> [Exercise directions]
Set down only the lines running from the one with "Convert this chart to Observable Plot code." to the one with "disorder node (\u2265", both lines included, exactly as they stand, please.

─── Items ───

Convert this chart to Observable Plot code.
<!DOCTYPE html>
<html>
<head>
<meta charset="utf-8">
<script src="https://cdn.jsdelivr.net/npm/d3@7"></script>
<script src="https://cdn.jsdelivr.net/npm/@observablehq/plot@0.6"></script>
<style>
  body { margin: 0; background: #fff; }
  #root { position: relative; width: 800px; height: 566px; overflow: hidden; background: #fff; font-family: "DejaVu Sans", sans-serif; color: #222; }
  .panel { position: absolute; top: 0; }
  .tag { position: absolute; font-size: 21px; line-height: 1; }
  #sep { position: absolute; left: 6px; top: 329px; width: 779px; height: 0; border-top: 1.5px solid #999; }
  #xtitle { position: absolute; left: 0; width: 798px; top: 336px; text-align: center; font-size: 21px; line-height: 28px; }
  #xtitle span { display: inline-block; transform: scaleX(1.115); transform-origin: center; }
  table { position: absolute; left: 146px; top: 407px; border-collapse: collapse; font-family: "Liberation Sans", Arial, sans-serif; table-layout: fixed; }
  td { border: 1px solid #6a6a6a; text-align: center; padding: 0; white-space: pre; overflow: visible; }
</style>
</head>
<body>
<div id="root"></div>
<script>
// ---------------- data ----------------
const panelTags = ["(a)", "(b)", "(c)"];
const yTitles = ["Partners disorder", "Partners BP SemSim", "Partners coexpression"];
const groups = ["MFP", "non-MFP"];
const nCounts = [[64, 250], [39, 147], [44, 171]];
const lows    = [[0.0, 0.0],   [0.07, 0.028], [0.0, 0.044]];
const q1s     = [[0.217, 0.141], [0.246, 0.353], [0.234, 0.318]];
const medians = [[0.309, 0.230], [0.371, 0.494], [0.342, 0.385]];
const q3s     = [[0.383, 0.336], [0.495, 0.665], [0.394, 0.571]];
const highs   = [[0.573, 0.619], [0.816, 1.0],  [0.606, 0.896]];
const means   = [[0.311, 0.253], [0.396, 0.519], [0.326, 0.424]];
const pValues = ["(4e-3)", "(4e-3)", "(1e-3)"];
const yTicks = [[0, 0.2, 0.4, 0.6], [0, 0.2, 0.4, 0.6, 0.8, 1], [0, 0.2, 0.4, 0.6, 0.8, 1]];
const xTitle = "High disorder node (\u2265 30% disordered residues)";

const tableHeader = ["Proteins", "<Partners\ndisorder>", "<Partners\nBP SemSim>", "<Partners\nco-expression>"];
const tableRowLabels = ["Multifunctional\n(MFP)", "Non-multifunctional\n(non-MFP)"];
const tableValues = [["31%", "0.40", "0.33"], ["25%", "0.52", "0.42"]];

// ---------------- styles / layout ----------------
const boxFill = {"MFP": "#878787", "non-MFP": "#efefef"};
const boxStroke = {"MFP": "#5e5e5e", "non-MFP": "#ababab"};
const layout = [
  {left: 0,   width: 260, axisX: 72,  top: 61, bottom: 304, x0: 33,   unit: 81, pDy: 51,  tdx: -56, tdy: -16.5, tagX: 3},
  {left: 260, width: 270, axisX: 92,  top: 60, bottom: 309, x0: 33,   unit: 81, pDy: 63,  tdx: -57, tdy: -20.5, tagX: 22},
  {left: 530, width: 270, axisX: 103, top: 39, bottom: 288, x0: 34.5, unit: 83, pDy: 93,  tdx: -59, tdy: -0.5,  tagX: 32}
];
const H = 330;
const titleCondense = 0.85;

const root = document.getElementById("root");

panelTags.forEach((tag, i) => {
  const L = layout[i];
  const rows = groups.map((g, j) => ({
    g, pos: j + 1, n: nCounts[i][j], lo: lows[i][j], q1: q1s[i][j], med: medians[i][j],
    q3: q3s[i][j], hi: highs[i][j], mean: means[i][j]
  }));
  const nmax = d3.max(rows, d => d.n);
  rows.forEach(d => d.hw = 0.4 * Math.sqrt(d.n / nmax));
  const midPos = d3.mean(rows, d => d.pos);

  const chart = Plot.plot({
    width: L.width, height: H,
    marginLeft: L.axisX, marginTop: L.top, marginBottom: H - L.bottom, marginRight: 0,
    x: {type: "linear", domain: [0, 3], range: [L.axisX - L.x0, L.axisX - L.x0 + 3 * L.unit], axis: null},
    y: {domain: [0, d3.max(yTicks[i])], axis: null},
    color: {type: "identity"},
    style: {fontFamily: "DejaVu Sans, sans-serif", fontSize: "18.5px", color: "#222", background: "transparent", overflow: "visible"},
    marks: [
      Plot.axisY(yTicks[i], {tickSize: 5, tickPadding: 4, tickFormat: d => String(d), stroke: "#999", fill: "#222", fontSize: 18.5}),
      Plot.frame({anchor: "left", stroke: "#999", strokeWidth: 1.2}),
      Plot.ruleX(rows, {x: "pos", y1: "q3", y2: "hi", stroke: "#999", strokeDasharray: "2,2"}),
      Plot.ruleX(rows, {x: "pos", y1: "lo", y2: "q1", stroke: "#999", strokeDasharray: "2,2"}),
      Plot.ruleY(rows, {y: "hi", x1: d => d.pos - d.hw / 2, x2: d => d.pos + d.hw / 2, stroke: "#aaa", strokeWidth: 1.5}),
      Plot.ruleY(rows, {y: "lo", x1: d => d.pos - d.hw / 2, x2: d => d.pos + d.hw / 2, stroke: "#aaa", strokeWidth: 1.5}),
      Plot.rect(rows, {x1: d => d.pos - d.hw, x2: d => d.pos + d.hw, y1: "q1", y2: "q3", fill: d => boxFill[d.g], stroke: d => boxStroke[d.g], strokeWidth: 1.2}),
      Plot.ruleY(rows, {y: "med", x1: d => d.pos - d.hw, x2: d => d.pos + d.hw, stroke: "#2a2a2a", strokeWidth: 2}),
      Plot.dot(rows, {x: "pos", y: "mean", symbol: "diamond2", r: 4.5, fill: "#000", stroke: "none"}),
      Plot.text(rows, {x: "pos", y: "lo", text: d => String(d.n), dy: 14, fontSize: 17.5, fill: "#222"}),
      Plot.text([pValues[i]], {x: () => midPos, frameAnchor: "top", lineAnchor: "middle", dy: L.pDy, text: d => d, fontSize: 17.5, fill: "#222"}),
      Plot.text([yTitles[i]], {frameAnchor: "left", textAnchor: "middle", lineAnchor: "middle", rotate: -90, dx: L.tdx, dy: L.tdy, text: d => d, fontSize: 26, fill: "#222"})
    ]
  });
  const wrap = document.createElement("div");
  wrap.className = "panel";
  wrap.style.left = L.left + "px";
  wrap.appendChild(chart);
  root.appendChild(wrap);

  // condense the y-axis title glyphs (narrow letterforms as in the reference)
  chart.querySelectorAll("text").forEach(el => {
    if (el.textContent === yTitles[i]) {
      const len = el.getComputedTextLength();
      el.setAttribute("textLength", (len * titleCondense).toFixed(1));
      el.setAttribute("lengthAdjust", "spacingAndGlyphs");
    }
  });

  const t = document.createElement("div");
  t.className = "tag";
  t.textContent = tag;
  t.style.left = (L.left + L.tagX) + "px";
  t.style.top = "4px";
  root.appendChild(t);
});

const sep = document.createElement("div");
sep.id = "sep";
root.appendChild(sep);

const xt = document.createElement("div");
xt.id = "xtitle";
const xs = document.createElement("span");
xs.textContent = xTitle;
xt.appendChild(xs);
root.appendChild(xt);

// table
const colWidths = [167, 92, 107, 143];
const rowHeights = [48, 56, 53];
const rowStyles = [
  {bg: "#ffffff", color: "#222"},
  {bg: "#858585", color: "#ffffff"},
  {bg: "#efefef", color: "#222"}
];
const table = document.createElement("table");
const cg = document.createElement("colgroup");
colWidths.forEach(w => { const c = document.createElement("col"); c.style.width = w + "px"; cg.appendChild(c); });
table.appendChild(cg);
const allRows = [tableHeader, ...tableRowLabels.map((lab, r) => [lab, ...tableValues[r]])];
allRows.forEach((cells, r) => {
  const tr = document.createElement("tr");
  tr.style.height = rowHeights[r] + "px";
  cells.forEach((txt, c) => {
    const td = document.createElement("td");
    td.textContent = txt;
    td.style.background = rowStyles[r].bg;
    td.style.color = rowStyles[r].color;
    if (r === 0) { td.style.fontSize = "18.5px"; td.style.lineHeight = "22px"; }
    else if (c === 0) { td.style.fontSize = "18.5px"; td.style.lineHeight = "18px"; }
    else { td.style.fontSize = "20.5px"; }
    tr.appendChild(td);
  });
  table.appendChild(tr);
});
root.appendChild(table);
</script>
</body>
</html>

───
─── Items ───

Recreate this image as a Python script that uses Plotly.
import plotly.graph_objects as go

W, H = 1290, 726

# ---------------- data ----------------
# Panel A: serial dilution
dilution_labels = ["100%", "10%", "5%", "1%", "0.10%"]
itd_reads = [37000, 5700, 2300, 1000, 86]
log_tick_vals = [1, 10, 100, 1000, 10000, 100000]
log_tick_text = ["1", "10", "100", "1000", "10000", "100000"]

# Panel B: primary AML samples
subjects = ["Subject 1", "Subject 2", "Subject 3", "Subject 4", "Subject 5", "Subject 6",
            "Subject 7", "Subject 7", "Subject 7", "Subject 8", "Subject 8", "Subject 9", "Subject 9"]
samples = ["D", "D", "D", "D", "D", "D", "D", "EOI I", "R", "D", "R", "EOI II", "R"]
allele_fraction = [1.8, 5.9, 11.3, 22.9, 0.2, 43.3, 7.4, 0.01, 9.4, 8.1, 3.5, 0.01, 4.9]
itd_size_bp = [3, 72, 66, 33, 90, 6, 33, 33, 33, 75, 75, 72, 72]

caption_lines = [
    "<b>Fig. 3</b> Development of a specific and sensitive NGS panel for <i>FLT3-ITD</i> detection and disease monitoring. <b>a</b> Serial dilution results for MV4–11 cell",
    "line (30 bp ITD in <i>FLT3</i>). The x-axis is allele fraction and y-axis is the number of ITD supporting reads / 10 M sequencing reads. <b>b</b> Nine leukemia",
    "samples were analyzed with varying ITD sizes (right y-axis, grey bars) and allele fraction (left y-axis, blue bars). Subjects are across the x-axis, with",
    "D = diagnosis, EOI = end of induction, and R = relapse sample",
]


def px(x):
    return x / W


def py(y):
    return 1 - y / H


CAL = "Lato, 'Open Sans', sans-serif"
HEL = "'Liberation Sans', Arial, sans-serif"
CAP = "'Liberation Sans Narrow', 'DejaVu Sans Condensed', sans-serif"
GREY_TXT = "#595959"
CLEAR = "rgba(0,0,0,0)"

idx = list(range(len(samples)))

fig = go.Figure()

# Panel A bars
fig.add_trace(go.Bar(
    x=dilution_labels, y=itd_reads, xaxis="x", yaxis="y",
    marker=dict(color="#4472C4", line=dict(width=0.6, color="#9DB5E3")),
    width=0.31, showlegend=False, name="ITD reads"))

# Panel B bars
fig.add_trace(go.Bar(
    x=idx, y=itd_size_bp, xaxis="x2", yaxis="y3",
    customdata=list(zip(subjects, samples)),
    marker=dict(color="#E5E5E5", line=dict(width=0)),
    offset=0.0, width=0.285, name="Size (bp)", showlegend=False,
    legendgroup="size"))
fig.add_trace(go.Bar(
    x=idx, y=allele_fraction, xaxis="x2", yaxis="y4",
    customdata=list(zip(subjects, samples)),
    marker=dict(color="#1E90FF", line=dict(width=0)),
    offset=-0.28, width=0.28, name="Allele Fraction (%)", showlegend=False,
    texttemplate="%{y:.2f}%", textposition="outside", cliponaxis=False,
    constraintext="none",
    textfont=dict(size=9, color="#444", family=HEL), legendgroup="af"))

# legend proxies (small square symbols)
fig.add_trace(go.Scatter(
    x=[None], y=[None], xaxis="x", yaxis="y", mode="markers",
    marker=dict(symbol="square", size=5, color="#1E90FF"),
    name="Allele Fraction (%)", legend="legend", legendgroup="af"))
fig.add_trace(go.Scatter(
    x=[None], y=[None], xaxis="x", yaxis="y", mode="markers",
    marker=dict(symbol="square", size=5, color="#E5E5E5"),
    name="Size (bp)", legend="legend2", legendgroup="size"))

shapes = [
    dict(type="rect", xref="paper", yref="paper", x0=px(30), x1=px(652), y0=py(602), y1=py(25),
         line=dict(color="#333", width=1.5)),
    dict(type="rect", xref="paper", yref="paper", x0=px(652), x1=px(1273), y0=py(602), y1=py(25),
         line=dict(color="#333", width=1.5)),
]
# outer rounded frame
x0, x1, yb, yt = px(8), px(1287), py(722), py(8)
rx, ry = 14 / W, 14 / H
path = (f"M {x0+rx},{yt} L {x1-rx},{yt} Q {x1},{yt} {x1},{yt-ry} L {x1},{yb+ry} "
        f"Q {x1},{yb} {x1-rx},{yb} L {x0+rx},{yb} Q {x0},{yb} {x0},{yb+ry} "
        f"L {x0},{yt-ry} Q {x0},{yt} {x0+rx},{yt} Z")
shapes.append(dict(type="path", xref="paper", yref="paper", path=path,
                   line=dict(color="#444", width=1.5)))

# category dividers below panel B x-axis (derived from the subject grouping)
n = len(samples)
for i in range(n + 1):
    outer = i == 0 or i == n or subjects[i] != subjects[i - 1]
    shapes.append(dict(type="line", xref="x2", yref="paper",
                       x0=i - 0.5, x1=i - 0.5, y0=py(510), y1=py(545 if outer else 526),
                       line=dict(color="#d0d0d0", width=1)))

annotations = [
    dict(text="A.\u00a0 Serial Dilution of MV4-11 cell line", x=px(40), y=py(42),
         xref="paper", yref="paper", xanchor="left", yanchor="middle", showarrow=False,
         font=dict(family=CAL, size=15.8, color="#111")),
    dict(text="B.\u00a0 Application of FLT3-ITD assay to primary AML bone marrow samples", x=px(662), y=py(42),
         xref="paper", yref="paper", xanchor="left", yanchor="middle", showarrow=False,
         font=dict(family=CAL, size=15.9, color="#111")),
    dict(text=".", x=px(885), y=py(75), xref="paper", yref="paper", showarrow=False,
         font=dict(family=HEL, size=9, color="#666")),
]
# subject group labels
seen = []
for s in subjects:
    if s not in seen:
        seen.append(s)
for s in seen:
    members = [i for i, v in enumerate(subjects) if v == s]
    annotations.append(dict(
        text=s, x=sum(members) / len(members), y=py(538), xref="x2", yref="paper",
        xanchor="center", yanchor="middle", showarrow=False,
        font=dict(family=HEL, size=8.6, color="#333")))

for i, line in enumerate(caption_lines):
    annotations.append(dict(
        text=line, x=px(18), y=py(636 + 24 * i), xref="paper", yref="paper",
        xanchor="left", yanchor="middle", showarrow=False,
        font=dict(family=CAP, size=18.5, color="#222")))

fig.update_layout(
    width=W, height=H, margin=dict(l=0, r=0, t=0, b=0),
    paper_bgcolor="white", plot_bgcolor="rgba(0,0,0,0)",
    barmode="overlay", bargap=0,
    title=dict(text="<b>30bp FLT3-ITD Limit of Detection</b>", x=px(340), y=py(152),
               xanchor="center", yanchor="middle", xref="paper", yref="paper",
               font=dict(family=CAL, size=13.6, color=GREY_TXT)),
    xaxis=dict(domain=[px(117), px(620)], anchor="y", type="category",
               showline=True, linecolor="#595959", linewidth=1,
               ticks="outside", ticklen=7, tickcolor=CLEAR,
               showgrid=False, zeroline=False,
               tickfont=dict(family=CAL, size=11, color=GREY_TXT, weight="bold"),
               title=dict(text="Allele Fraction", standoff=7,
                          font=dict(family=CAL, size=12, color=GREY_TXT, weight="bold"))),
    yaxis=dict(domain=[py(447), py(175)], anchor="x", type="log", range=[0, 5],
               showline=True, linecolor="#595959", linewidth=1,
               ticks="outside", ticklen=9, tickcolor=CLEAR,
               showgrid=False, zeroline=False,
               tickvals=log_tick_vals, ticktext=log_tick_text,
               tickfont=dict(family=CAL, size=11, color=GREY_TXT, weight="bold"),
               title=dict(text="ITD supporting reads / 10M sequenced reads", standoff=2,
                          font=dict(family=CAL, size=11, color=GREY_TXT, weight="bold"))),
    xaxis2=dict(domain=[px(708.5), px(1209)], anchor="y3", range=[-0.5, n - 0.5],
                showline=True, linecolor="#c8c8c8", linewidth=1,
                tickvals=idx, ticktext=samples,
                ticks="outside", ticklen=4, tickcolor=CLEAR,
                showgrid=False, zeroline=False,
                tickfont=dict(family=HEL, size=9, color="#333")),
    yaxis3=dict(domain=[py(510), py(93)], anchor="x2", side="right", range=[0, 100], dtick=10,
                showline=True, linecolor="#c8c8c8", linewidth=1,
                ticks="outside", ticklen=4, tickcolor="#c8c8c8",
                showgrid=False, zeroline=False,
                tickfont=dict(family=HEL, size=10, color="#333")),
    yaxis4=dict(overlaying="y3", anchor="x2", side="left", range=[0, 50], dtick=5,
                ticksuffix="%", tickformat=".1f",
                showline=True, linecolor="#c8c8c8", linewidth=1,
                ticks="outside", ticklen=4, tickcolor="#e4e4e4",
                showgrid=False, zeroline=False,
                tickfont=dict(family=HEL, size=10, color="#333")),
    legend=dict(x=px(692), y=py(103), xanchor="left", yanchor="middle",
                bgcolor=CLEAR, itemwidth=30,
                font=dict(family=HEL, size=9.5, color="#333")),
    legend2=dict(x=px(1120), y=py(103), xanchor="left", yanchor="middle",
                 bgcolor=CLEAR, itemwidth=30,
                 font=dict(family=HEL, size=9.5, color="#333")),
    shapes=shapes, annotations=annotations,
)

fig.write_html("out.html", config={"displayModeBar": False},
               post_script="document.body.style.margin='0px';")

───

> [Solution to this exercise]
Convert this chart to Observable Plot code.
<!DOCTYPE html>
<html>
<head>
<meta charset="utf-8">
<script src="https://cdn.jsdelivr.net/npm/d3@7"></script>
<script src="https://cdn.jsdelivr.net/npm/@observablehq/plot@0.6"></script>
<style>
  body { margin: 0; background: #fff; }
  #root { position: relative; width: 800px; height: 566px; overflow: hidden; background: #fff; font-family: "DejaVu Sans", sans-serif; color: #222; }
  .panel { position: absolute; top: 0; }
  .tag { position: absolute; font-size: 21px; line-height: 1; }
  #sep { position: absolute; left: 6px; top: 329px; width: 779px; height: 0; border-top: 1.5px solid #999; }
  #xtitle { position: absolute; left: 0; width: 798px; top: 336px; text-align: center; font-size: 21px; line-height: 28px; }
  #xtitle span { display: inline-block; transform: scaleX(1.115); transform-origin: center; }
  table { position: absolute; left: 146px; top: 407px; border-collapse: collapse; font-family: "Liberation Sans", Arial, sans-serif; table-layout: fixed; }
  td { border: 1px solid #6a6a6a; text-align: center; padding: 0; white-space: pre; overflow: visible; }
</style>
</head>
<body>
<div id="root"></div>
<script>
// ---------------- data ----------------
const panelTags = ["(a)", "(b)", "(c)"];
const yTitles = ["Partners disorder", "Partners BP SemSim", "Partners coexpression"];
const groups = ["MFP", "non-MFP"];
const nCounts = [[64, 250], [39, 147], [44, 171]];
const lows    = [[0.0, 0.0],   [0.07, 0.028], [0.0, 0.044]];
const q1s     = [[0.217, 0.141], [0.246, 0.353], [0.234, 0.318]];
const medians = [[0.309, 0.230], [0.371, 0.494], [0.342, 0.385]];
const q3s     = [[0.383, 0.336], [0.495, 0.665], [0.394, 0.571]];
const highs   = [[0.573, 0.619], [0.816, 1.0],  [0.606, 0.896]];
const means   = [[0.311, 0.253], [0.396, 0.519], [0.326, 0.424]];
const pValues = ["(4e-3)", "(4e-3)", "(1e-3)"];
const yTicks = [[0, 0.2, 0.4, 0.6], [0, 0.2, 0.4, 0.6, 0.8, 1], [0, 0.2, 0.4, 0.6, 0.8, 1]];
const xTitle = "High disorder node (\u2265 30% disordered residues)";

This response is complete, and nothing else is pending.